[Entries with chart source code]
—————

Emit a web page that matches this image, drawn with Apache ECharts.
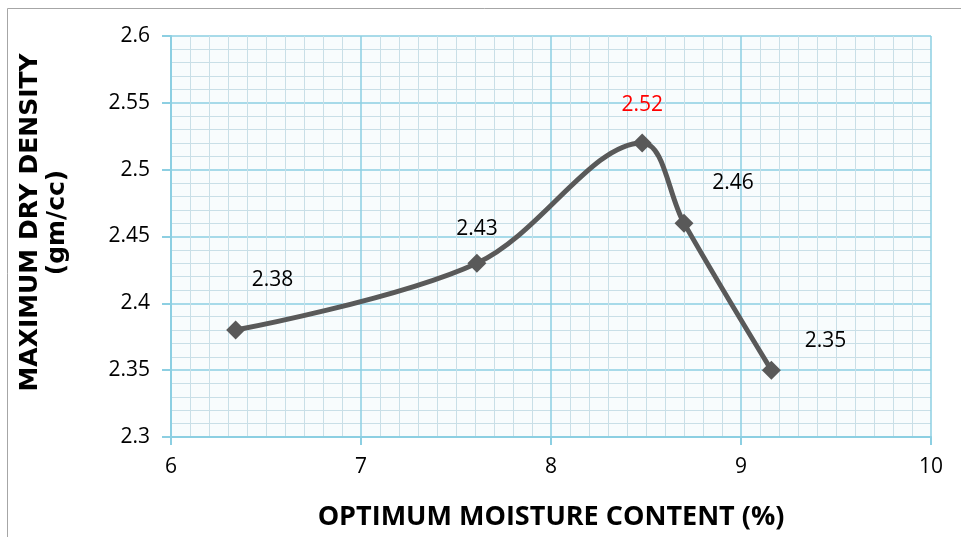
<!DOCTYPE html>
<html>
<head>
<meta charset="utf-8">
<script src="https://cdn.jsdelivr.net/npm/echarts@6/dist/echarts.min.js"></script>
<style>
  html, body { margin: 0; padding: 0; background: #fff; }
  #main { width: 961px; height: 537px; }
</style>
</head>
<body>
<div id="main"></div>
<script>
// moisture content (%) and max dry density (gm/cc)
const moisture = [6.34, 7.61, 8.48, 8.70, 9.16];
const density = [2.38, 2.43, 2.52, 2.46, 2.35];
const labelOffsets = [[37, -50], [0, -34], [0, -38], [49, -40], [54, -29]];
const labelColors = ['#000', '#000', '#ff0000', '#000', '#000'];

const chart = echarts.init(document.getElementById('main'));

const points = moisture.map((x, i) => ({
  value: [x, density[i]],
  label: {
    offset: labelOffsets[i],
    color: labelColors[i]
  }
}));

const option = {
  animation: false,
  textStyle: { fontFamily: 'Open Sans, sans-serif' },
  graphic: [{
    type: 'rect',
    shape: { x: 7.5, y: 8.5, width: 980, height: 560 },
    style: { fill: 'none', stroke: '#a6a6a6', lineWidth: 1 }
  }],
  grid: {
    left: 171, right: 30, top: 36, bottom: 100,
    containLabel: false, outerBoundsMode: 'none',
    show: true, backgroundColor: '#f8fcfd', borderWidth: 0
  },
  xAxis: {
    type: 'value', min: 6, max: 10, interval: 1,
    name: 'OPTIMUM MOISTURE CONTENT (%)',
    nameLocation: 'middle', nameGap: 67,
    nameTextStyle: { fontSize: 27, fontWeight: 'bold', color: '#000' },
    axisLine: { show: true, lineStyle: { color: '#8ccfe2', width: 2 } },
    axisTick: { show: true, length: 8, lineStyle: { color: '#8ccfe2', width: 2 } },
    axisLabel: { fontSize: 21, color: '#000', margin: 20 },
    splitLine: { show: true, lineStyle: { color: '#8ccfe2', width: 1.5 } },
    minorTick: { show: false, splitNumber: 10 },
    minorSplitLine: { show: true, lineStyle: { color: '#c9dfe7', width: 1 } }
  },
  yAxis: {
    type: 'value', min: 2.3, max: 2.6, interval: 0.05,
    name: 'MAXIMUM DRY DENSITY\n(gm/cc)',
    nameLocation: 'middle', nameGap: 100, nameRotate: 90,
    nameTextStyle: {
      fontSize: 25, fontWeight: 'bold', color: '#000', fontFamily: 'DejaVu Sans',
      lineHeight: 27, padding: [0, 0, 0, 28]
    },
    axisLine: { show: true, lineStyle: { color: '#8ccfe2', width: 2 } },
    axisTick: { show: true, length: 9, lineStyle: { color: '#8ccfe2', width: 2 } },
    axisLabel: { fontSize: 21, color: '#000', margin: 21 },
    splitLine: { show: true, lineStyle: { color: '#8ccfe2', width: 1.5 } },
    minorTick: { show: false, splitNumber: 5 },
    minorSplitLine: { show: true, lineStyle: { color: '#c9dfe7', width: 1 } }
  },
  series: [{
    type: 'line',
    data: points,
    smooth: 0.35,
    symbol: 'diamond',
    symbolSize: 19,
    lineStyle: { color: '#595959', width: 5 },
    itemStyle: { color: '#595959' },
    label: { show: true, position: 'inside', fontSize: 21, formatter: p => p.value[1].toFixed(2) }
  }]
};

chart.setOption(option);
</script>
</body>
</html>
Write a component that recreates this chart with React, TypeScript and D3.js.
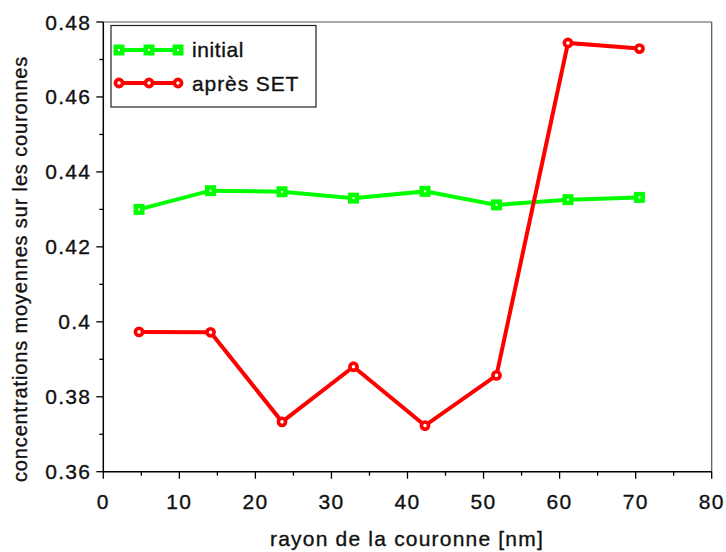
import React from "react";
import * as d3 from "d3";

const xValues = [4.7, 14.1, 23.5, 32.9, 42.3, 51.7, 61.1, 70.5];
const initialValues = [0.43, 0.435, 0.4347, 0.433, 0.4348, 0.4312, 0.4326, 0.4332];
const apresValues = [0.3973, 0.3972, 0.3733, 0.388, 0.3723, 0.3857, 0.4744, 0.4729];
const xTicks = [0, 10, 20, 30, 40, 50, 60, 70, 80];
const yTicks = [0.36, 0.38, 0.4, 0.42, 0.44, 0.46, 0.48];
const seriesNames = ["initial", "après SET"];
const xLabel = "rayon de la couronne [nm]";
const yLabel = "concentrations moyennes sur les couronnes";

const W = 726, H = 552;
const left = 103.3, right = 711.7, top = 22, bottom = 471.7;
const font = "Arial, 'Liberation Sans', sans-serif";
const txt = { fontFamily: font, fill: "#111", stroke: "#111", strokeWidth: 0.35 };

export default function App() {
  const x = d3.scaleLinear().domain([0, 80]).range([left, right]);
  const y = d3.scaleLinear().domain([0.36, 0.48]).range([bottom, top]);
  const line = d3.line<number>().x((_, i) => x(xValues[i])).y((d) => y(d));
  const xMinor = d3.range(5, 80, 10);
  const yMinor = d3.range(0.37, 0.48, 0.02);
  const green = "#00ff00";
  const red = "#ff0000";
  const fmt = (v: number) => String(+v.toFixed(2));

  const square = (cx: number, cy: number, k: string) => (
    <g key={k}>
      <rect x={cx - 5.5} y={cy - 5.5} width={11} height={11} fill={green} />
      <rect x={cx - 1} y={cy - 1} width={2} height={2} fill="#fff" />
    </g>
  );
  const circle = (cx: number, cy: number, k: string) => (
    <g key={k}>
      <circle cx={cx} cy={cy} r={3.6} fill="#fff" stroke={red} strokeWidth={3.6} />
    </g>
  );

  return (
    <svg width={W} height={H} style={{ position: "absolute", left: 0, top: 0, background: "#fff" }}>
      {/* frame */}
      <line x1={left} x2={right} y1={top} y2={top} stroke="#555" strokeWidth={1.2} />
      <line x1={right} x2={right} y1={top} y2={bottom} stroke="#555" strokeWidth={1.2} />
      <line x1={left} x2={left} y1={top} y2={bottom + 0.5} stroke="#000" strokeWidth={1.5} />
      <line x1={left} x2={right} y1={bottom} y2={bottom} stroke="#000" strokeWidth={1.5} />
      {xTicks.map((t) => (
        <g key={"xt" + t}>
          <line x1={x(t)} x2={x(t)} y1={bottom} y2={bottom + 7} stroke="#000" strokeWidth={1.3} />
          <text x={x(t)} y={bottom + 37} textAnchor="middle" fontSize={21} letterSpacing={1.3} {...txt}>{t}</text>
        </g>
      ))}
      {xMinor.map((t) => (
        <line key={"xm" + t} x1={x(t)} x2={x(t)} y1={bottom} y2={bottom + 4} stroke="#000" strokeWidth={1.3} />
      ))}
      {yTicks.map((t) => (
        <g key={"yt" + t}>
          <line x1={left - 7} x2={left} y1={y(t)} y2={y(t)} stroke="#000" strokeWidth={1.3} />
          <text x={left - 12} y={y(t) + 7.5} textAnchor="end" fontSize={21} letterSpacing={1.3} {...txt}>{fmt(t)}</text>
        </g>
      ))}
      {yMinor.map((t) => (
        <line key={"ym" + t} x1={left - 4} x2={left} y1={y(t)} y2={y(t)} stroke="#000" strokeWidth={1.3} />
      ))}
      <text x={270} y={545.5} textAnchor="start" fontSize={21} letterSpacing={1.2} {...txt}>{xLabel}</text>
      <text transform={`translate(27, 482) rotate(-90)`} textAnchor="start" fontSize={20} letterSpacing={0.85} {...txt}>{yLabel}</text>

      {/* series */}
      <path d={line(initialValues) || ""} fill="none" stroke={green} strokeWidth={4} />
      {initialValues.map((v, i) => square(x(xValues[i]), y(v), "g" + i))}
      <path d={line(apresValues) || ""} fill="none" stroke={red} strokeWidth={4} />
      {apresValues.map((v, i) => circle(x(xValues[i]), y(v), "r" + i))}

      {/* legend */}
      <rect x={111} y={25.5} width={205} height={81.5} fill="#fff" stroke="#222" strokeWidth={1.2} />
      <line x1={119} x2={178} y1={50} y2={50} stroke={green} strokeWidth={4} />
      {[119, 149, 178].map((cx, i) => square(cx, 50, "lg" + i))}
      <text x={192} y={57} fontSize={21} letterSpacing={0.6} {...txt}>{seriesNames[0]}</text>
      <line x1={119} x2={178} y1={83} y2={83} stroke={red} strokeWidth={4} />
      {[119, 149, 178].map((cx, i) => circle(cx, 83, "lr" + i))}
      <text x={192} y={90.5} fontSize={21} letterSpacing={0.9} {...txt}>{seriesNames[1]}</text>
    </svg>
  );
}
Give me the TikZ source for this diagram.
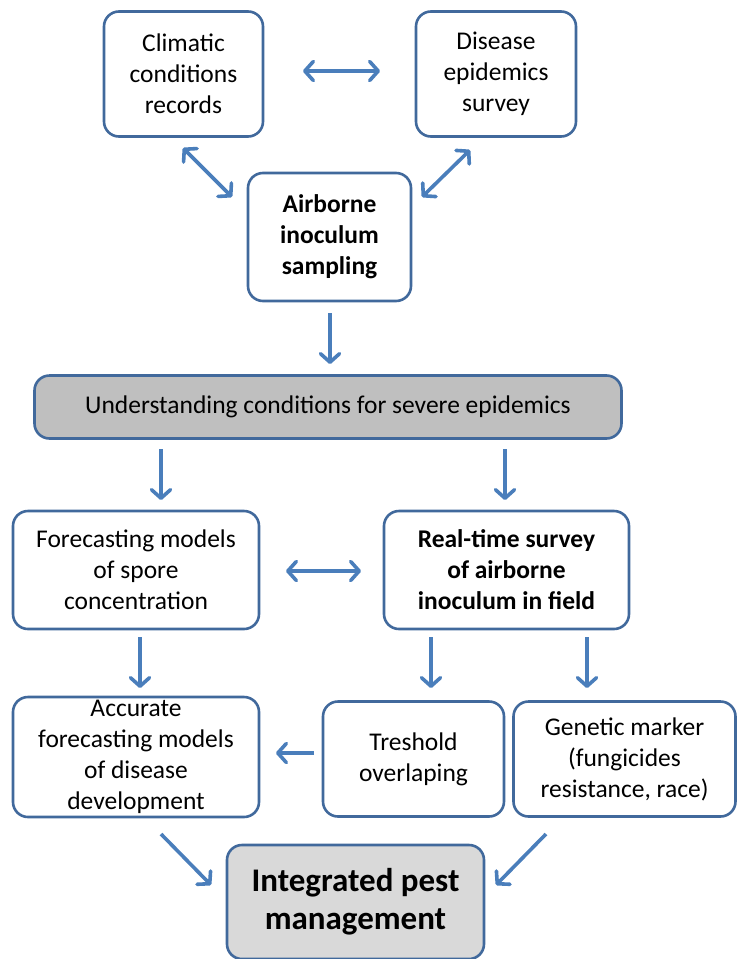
\documentclass[tikz,border=0pt]{standalone}
\usepackage{fontspec}
\setmainfont{Carlito}
\usetikzlibrary{arrows.meta}
\definecolor{bord}{HTML}{41699C}
\definecolor{arrc}{HTML}{4A7EBB}
\definecolor{bargray}{HTML}{BFBFBF}
\definecolor{ipmgray}{HTML}{D9D9D9}
\tikzset{
  box/.style={draw=bord, line width=2.6pt, rounded corners=15pt, fill=white,
    align=center, inner sep=0pt, font=\fontsize{25.5}{31}\selectfont},
  boldbox/.style={box, font=\fontsize{25.5}{31}\selectfont\bfseries},
  arr/.style={draw=arrc, line width=3.6pt, -{Straight Barb[length=8.5pt,width=19pt,round]}},
  darr/.style={draw=arrc, line width=3.6pt, {Straight Barb[length=8.5pt,width=19pt,round]}-{Straight Barb[length=8.5pt,width=19pt,round]}},
}
\begin{document}
\begin{tikzpicture}[x=1pt,y=-1pt]
\useasboundingbox (0,0) rectangle (737,959);
\node[box, minimum width=159pt, minimum height=125pt] (clim) at (183.5,74) {Climatic\\conditions\\records};
\node[box, minimum width=160pt, minimum height=125pt] (dis) at (496,74) {Disease\\epidemics\\survey};
\node[boldbox, minimum width=163pt, minimum height=128pt] (air) at (329.5,237) {Airborne\\inoculum\\sampling};
\node[box, fill=bargray, minimum width=587pt, minimum height=63pt] (und) at (328,407) {Understanding conditions for severe epidemics};
\node[box, minimum width=246pt, minimum height=118pt] (fore) at (136,570) {Forecasting models\\of spore\\concentration};
\node[boldbox, minimum width=245pt, minimum height=118pt] (real) at (506.5,570) {Real-time survey\\of airborne\\inoculum in field};
\node[box, minimum width=246pt, minimum height=120pt] (acc) at (136,757) {Accurate\\forecasting models\\of disease\\development};
\node[box, minimum width=181pt, minimum height=115pt] (tresh) at (413.5,759) {Treshold\\overlaping};
\node[box, minimum width=222pt, minimum height=115pt] (gen) at (624.5,759) {Genetic marker\\(fungicides\\resistance, race)};
\node[box, fill=ipmgray, minimum width=257pt, minimum height=114pt, font=\fontsize{33}{38}\selectfont\bfseries] (ipm) at (355.5,902) {Integrated pest\\management};

% connector end points
\coordinate (c1) at (303,71);   \coordinate (c2) at (380,71);
\coordinate (c3) at (183,148);  \coordinate (c4) at (232,197);
\coordinate (c5) at (470,150);  \coordinate (c6) at (422,197);
\coordinate (c7) at (330,313);  \coordinate (c8) at (330,364);
\coordinate (c9) at (161,449);  \coordinate (c10) at (161,500);
\coordinate (c11) at (505,449); \coordinate (c12) at (505,500);
\coordinate (c13) at (286,571); \coordinate (c14) at (361,571);
\coordinate (c15) at (140,637); \coordinate (c16) at (140,688);
\coordinate (c17) at (431,637); \coordinate (c18) at (431,688);
\coordinate (c19) at (587,637); \coordinate (c20) at (587,688);
\coordinate (c21) at (314,753); \coordinate (c22) at (276,753);
\coordinate (c23) at (161,834); \coordinate (c24) at (211,885);
\coordinate (c25) at (546,834); \coordinate (c26) at (496,885);

\draw[darr] (c1) -- (c2);
\draw[darr] (c3) -- (c4);
\draw[darr] (c5) -- (c6);
\draw[arr] (c7) -- (c8);
\draw[arr] (c9) -- (c10);
\draw[arr] (c11) -- (c12);
\draw[darr] (c13) -- (c14);
\draw[arr] (c15) -- (c16);
\draw[arr] (c17) -- (c18);
\draw[arr] (c19) -- (c20);
\draw[arr] (c21) -- (c22);
\draw[arr] (c23) -- (c24);
\draw[arr] (c25) -- (c26);
\end{tikzpicture}
\end{document}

—————

**Stated problem**
The lines from the start of the entries above through the one containing "const chart = echarts.init(document.getElementById('main'));" are to be retyped exactly, and no others. Pictures are left out.

**Solved problem**
Emit a web page that matches this image, drawn with Apache ECharts.
<!DOCTYPE html>
<html>
<head>
<meta charset="utf-8">
<script src="https://cdn.jsdelivr.net/npm/echarts@6/dist/echarts.min.js"></script>
<style>
  html, body { margin: 0; padding: 0; background: #fff; }
  #main { width: 961px; height: 537px; }
</style>
</head>
<body>
<div id="main"></div>
<script>
// moisture content (%) and max dry density (gm/cc)
const moisture = [6.34, 7.61, 8.48, 8.70, 9.16];
const density = [2.38, 2.43, 2.52, 2.46, 2.35];
const labelOffsets = [[37, -50], [0, -34], [0, -38], [49, -40], [54, -29]];
const labelColors = ['#000', '#000', '#ff0000', '#000', '#000'];

const chart = echarts.init(document.getElementById('main'));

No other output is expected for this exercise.